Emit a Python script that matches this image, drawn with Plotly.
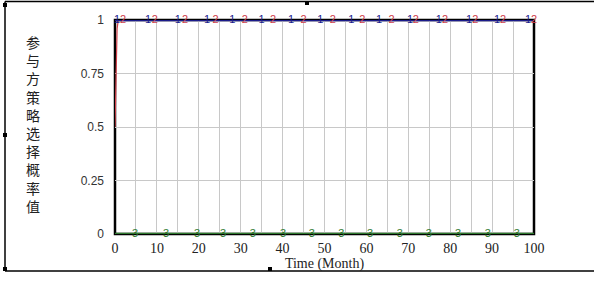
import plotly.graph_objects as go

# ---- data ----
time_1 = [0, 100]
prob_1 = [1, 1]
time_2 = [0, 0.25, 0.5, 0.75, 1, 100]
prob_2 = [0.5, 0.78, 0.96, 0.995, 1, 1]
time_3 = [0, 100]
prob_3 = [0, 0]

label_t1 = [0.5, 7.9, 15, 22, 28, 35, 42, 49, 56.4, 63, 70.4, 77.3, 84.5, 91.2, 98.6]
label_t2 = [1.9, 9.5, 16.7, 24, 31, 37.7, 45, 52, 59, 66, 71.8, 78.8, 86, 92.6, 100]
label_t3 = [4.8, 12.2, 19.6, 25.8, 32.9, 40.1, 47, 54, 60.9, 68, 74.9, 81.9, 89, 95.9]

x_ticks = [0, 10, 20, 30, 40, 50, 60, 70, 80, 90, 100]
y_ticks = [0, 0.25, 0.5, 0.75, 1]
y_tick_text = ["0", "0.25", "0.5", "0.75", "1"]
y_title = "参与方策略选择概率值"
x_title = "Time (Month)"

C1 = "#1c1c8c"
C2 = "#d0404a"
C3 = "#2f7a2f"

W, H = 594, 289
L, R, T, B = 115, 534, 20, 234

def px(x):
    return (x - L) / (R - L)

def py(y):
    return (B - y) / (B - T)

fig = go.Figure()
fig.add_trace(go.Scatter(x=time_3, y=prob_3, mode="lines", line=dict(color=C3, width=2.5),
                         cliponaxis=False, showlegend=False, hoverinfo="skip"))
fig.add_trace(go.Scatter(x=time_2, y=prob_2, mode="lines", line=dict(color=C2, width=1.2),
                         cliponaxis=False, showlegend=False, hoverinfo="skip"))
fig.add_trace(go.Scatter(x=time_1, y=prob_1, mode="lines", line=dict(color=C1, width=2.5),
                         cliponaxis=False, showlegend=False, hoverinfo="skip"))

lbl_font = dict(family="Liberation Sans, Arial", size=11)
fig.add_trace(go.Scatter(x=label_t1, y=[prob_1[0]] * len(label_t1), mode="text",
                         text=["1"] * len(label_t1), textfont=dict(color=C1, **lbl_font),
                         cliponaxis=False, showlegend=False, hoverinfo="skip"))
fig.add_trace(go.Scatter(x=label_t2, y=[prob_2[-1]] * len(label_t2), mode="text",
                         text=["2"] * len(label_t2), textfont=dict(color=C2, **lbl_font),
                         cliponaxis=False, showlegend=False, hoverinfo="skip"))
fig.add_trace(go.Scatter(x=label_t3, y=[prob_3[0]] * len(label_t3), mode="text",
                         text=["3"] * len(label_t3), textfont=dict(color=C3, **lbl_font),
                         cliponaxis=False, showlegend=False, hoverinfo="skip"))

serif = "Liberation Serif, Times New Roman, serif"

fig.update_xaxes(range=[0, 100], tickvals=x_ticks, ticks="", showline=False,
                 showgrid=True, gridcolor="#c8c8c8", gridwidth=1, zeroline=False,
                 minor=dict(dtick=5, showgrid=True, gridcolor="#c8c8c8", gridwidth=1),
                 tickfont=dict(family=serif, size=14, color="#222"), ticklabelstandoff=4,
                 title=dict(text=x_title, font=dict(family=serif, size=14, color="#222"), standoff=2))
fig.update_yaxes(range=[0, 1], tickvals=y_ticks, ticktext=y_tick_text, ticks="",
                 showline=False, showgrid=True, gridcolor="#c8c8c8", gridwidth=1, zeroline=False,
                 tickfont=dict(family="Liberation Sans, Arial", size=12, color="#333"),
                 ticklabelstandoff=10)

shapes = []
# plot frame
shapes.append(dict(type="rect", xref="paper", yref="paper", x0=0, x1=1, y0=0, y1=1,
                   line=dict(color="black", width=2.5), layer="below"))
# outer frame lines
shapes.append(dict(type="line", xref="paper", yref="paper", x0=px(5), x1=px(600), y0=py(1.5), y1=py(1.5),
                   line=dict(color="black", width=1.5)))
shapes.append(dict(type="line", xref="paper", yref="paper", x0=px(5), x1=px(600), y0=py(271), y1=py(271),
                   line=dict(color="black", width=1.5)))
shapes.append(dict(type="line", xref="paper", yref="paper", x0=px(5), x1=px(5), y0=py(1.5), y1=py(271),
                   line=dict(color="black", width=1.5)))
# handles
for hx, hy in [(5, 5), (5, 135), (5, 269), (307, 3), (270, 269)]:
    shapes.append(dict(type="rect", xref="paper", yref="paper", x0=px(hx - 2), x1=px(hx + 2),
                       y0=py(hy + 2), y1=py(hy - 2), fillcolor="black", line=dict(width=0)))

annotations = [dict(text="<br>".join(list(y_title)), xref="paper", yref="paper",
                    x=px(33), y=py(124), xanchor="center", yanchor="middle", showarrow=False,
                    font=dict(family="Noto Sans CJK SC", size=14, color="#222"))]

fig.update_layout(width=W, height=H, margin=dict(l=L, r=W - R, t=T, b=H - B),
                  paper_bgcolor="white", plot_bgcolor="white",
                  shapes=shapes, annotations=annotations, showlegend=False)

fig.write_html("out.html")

____

| What you will do |
Write out again, exactly, the lines from the start of the listing up to the line containing "prob_3 = [0, 0]", with both ends and without pictures.

| Solution for this problem |
Emit a Python script that matches this image, drawn with Plotly.
import plotly.graph_objects as go

# ---- data ----
time_1 = [0, 100]
prob_1 = [1, 1]
time_2 = [0, 0.25, 0.5, 0.75, 1, 100]
prob_2 = [0.5, 0.78, 0.96, 0.995, 1, 1]
time_3 = [0, 100]
prob_3 = [0, 0]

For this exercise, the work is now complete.